К разоблачению факта предательства сотрудника контрразведки я имел определенное отношение. В Московское управление направлялась комиссия по проверке состояния оперативно-служебной деятельности подразделений контрразведки, которую Чебриков поручил мне возглавить. Это было необычно. Дело в том, что подобного уровня комиссию необходимо возглавлять по меньшей мере руководителю контрразведывательного главка. Давая мне инструктаж, Чебриков поставил задачу через сверку секретного делопроизводства получить дополнительные доказательства подозреваемого в предательстве сотрудника Московского управления, некоего Воронцова.

Как было установлено, Воронцов инициативно пошел на сотрудничество с американцами. Он выдал экземпляр докладной записки, адресованной лично Брежневу за подписью Андропова, о полученной через внедренного в ЦРУ нашего оперативного источника ценной информации. Воронцов запутал учеты при регистрации совершенно секретных документов, включил эту записку в число уничтоженных по акту, а на самом деле передал документ американцам. Кроме того, он передал им информационный бюллетень главка контрразведки, в котором излагались наша тактика и конкретные методы работы против западных разведок на территории СССР. В частности, в нем содержались очень важные сведения о принимаемых советской контрразведкой действиях по слежению за дипломатическим корпусом и сотрудниками резидентуры ЦРУ в Москве.

Из числа официальных сотрудников КГБ Украинской ССР перехода на сторону зарубежных спецслужб на моей памяти не было. Однажды в Киеве мы разбирались со случаем отказа вернуться из Швейцарии на родину разведчика ПГУ (он был женат на дочери видного работника ЦК КП Украины). Помню, что он выдвигал надуманный мотив предательства — нежелание жить в загрязненной чернобыльской зоне. Но таких «выдающихся» предателей, как Гордиевский или Воронцов, у нас в КГБ Украинской ССР не было. Это потом, уже после развала Советского Союза, сотрудник украинской спецслужбы выдавал всему миру материалы «прослушки» разговоров в кабинете самого президента незалежной Украины Л. Кучмы.
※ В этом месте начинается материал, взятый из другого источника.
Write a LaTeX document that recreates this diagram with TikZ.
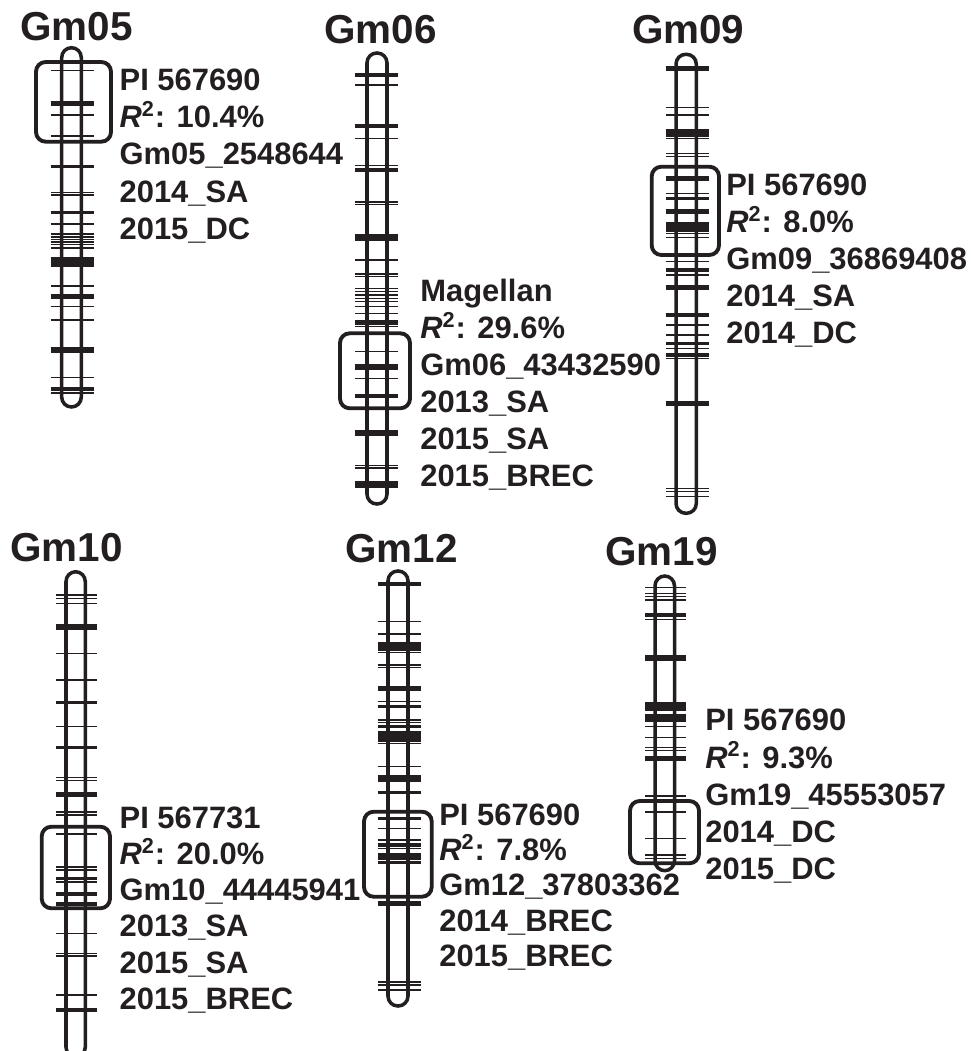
\documentclass[tikz,border=0pt]{standalone}
\usepackage{fontspec}
\setmainfont{Liberation Sans}
\usetikzlibrary{positioning}
\definecolor{Ink}{HTML}{231F20}

\begin{document}
\begin{tikzpicture}[x=0.02cm,y=-0.02cm,
        chrom/.style={draw=Ink,line width=2pt,rounded corners=5.6pt},
        qbox/.style={draw=Ink,line width=2.2pt,rounded corners=5.5pt},
        title/.style={anchor=base west,inner sep=0pt,text=Ink,font=\bfseries\fontsize{23}{26}\selectfont},
        lbl/.style={anchor=base west,inner sep=0pt,text=Ink,font=\bfseries\fontsize{17.6}{21}\selectfont}]
  \useasboundingbox (0,0) rectangle (970,1051);

  % Gm05
  \foreach \y/\w in {70.7/.9,103.3/2.8,115/.9,136/.9,166.7/1.9,192.7/.9,195/.9,212.7/1.6,224/.9,
      234/.9,237/.9,239.5/.9,242/.9,244.5/.9,248/.9,258/.9,261/2.8,264.5/2.8,286/.9,296.7/2.8,
      306.7/.9,320/.9,350/3,377.7/.9,389/2.8,393/.9}
    \draw[Ink,line width=\w pt] (50.5,\y) -- (93.5,\y);
  \draw[chrom] (61.7,47.7) rectangle (81.3,407);
  \draw[qbox] (36,62) rectangle (111,141.7);
  \node[title] (t05) at (20,40.7) {Gm05};
  \foreach \txt [count=\i] in {{PI 567690},{\textit{R}\textsuperscript{2}: 10.4\%},{Gm05\_2548644},{2014\_SA},{2015\_DC}}
    \node[lbl] (l05-\i) at (119.3,{90.7+(\i-1)*37.1}) {\txt};

  % Gm06
  \foreach \y/\w in {75/2.8,85/.9,126/2.8,138.3/.9,165.7/.9,170/2.8,202/.9,204.7/.9,236.7/2.8,240/.9,
      260/1.6,274/.9,276.5/.9,288.3/.9,291.7/.9,295/.9,298.3/.9,301.7/.9,306.7/.9,313.3/.9,322.3/2.8,
      326.7/.9,351.7/.9,366.7/3.2,378.3/.9,396/1.9,433.3/3.2,465.5/.9,468/.9,483.3/2.8,487/.9}
    \draw[Ink,line width=\w pt] (355,\y) -- (398,\y);
  \draw[chrom] (367,53) rectangle (387,504);
  \draw[qbox] (340,333.3) rectangle (410,408.3);
  \node[title] (t06) at (324,43.3) {Gm06};
  \foreach \txt [count=\i] in {{Magellan},{\textit{R}\textsuperscript{2}: 29.6\%},{Gm06\_43432590},{2013\_SA},{2015\_SA},{2015\_BREC}}
    \node[lbl] (l06-\i) at (420,{301.7+(\i-1)*36.9}) {\txt};

  % Gm09
  \foreach \y/\w in {68.3/2.8,107.3/.9,115/.9,131.7/2.8,135/2.8,138.3/.9,153.3/.9,156.7/.9,178.3/2.8,
      193.3/.9,198.3/1.9,211.7/2.8,224/2.8,226.7/2.8,229.3/2.8,233.3/.9,237.7/.9,261.7/.9,270/1.9,
      275/.9,287.3/2.8,315/1.9,325/.9,335/.9,343.3/1.9,348.3/.9,355/2.8,358.3/.9,403.3/2.8,
      488.3/.9,491.7/.9,496.7/.9}
    \draw[Ink,line width=\w pt] (665.5,\y) -- (708.5,\y);
  \draw[chrom] (676,54.3) rectangle (696.3,513.3);
  \draw[qbox] (651.7,166.7) rectangle (719,255);
  \node[title] (t09) at (631.7,43.3) {Gm09};
  \foreach \txt [count=\i] in {{PI 567690},{\textit{R}\textsuperscript{2}: 8.0\%},{Gm09\_36869408},{2014\_SA},{2014\_DC}}
    \node[lbl] (l09-\i) at (726,{195+(\i-1)*37.1}) {\txt};

  % Gm10
  \foreach \y/\w in {595/.9,598.3/.9,603.3/.9,626.7/3.2,653.3/.9,680/.9,702.7/1.9,726.7/.9,747.7/1.9,
      777.3/.9,780.7/.9,793.3/1.9,796/.9,811.7/.9,815/.9,834/.9,866.7/.9,870/.9,878.3/1.9,881.7/.9,
      892.7/.9,895/.9,904/2.8,933.3/.9,953.3/.9,956/.9,995/.9,1010/2.8}
    \draw[Ink,line width=\w pt] (56,\y) -- (97,\y);
  \draw[chrom] (66,571.7) rectangle (85.3,1057);
  \draw[qbox] (41.7,826.7) rectangle (110,908.3);
  \node[title] (t10) at (10,561.7) {Gm10};
  \foreach \txt [count=\i] in {{PI 567731},{\textit{R}\textsuperscript{2}: 20.0\%},{Gm10\_44445941},{2013\_SA},{2015\_SA},{2015\_BREC}}
    \node[lbl] (l10-\i) at (119.3,{828.3+(\i-1)*36.2}) {\txt};

  % Gm12
  \foreach \y/\w in {584/2.8,621.7/.9,634/.9,644/2.8,648.3/2.8,652.7/.9,665/.9,667.7/.9,688.3/2.8,
      701.7/.9,706.7/1.9,720/.9,722.7/.9,726.7/1.9,733.3/2.8,736.7/2.8,740/2.8,743.3/.9,766.7/.9,
      776.7/1.9,780/1.9,792.7/1.9,818.3/1.9,828.3/.9,840/.9,845/1.9,848.3/.9,855/1.9,858.3/1.9,
      862.7/1.9,903.3/2.8,981.7/.9,985/.9,990/.9}
    \draw[Ink,line width=\w pt] (377.5,\y) -- (420.5,\y);
  \draw[chrom] (388,571) rectangle (408,1006);
  \draw[qbox] (364,811.7) rectangle (431.7,896.7);
  \node[title] (t12) at (345,562.7) {Gm12};
  \foreach \txt [count=\i] in {{PI 567690},{\textit{R}\textsuperscript{2}: 7.8\%},{Gm12\_37803362},{2014\_BREC},{2015\_BREC}}
    \node[lbl] (l12-\i) at (439,{825+(\i-1)*35.4}) {\txt};

  % Gm19
  \foreach \y/\w in {587.3/.9,593.3/.9,596.7/.9,600/.9,615/2.8,619.3/.9,658.3/3.2,704/2.8,708.3/2.8,
      716/2.8,719.3/2.8,726.7/.9,737.3/.9,747.3/.9,750.7/.9,758.3/2.8,796/.9,811.7/.9,838.3/.9,
      855/.9,858.3/.9}
    \draw[Ink,line width=\w pt] (645,\y) -- (686,\y);
  \draw[chrom] (655,576) rectangle (674.5,870.7);
  \draw[qbox] (630,801) rectangle (699,863.3);
  \node[title] (t19) at (605,565) {Gm19};
  \foreach \txt [count=\i] in {{PI 567690},{\textit{R}\textsuperscript{2}: 9.3\%},{Gm19\_45553057},{2014\_DC},{2015\_DC}}
    \node[lbl] (l19-\i) at (705,{730.7+(\i-1)*37.3}) {\txt};
\end{tikzpicture}
\end{document}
Чебриков образовал комиссию для разработки нового положения о КГБ СССР вместо действующего с 1959 года. Попытки подготовить проект обновленного положения об органах государственной безопасности страны предпринимались еще Андроповым, но не были доведены до логического конца. К этой актуальной проблеме вернулись в процессе проводимой политики перестройки и демократизации.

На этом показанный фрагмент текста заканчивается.